Operating from headquarters in a leafy suburb of Colombo, Sri Lanka, IWMI was founded in 1985 as the International Irrigation Management Institute (IIMI). Over time, its experts realized that irrigation could be more effective if considered within the wider context of managing water resources, so it became the International Water Management Institute (IWMI). Today, in addition to its headquarters, IWMI has 12 offices located across Asia and Africa. On these continents, often affected by droughts and floods, effective water management can sometimes be the difference between life and death.
In Asia, IWMI has regional offices in: Hyderabad and New Delhi (India); Lahore (Pakistan), Tashkent (Uzbekistan), Kathmandu (Nepal) and Vientiane (Laos). And in Africa, there are regional offices in Accra (Ghana), Pretoria (South Africa) and Addis Ababa (Ethiopia), along with a satellite operation in Ouagadougou (Burkina Faso). Asia and Africa have different requirements when it comes to managing water for agriculture, so the kind of work carried out varies across the different offices.

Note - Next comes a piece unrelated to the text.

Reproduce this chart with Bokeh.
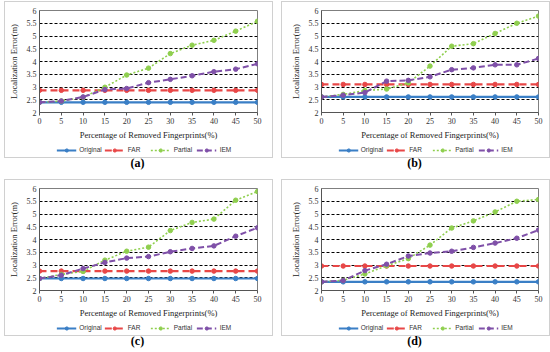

Projects conducted by IWMI staff include: major cross-boundary efforts in Central Asia to ensure irrigation infrastructure installed by the Soviet Union continues to supply water equitably to farmers in the now independent countries of Uzbekistan, Tajikistan and Kyrgyzstan; schemes to help find appropriate ways for farmers in parched African countries to build small water stores to help them overcome dry spells and ensure their crops survive; and research into how best wetlands can be used to support agriculture in a way that maintains vital ecosystem services and healthy wildlife.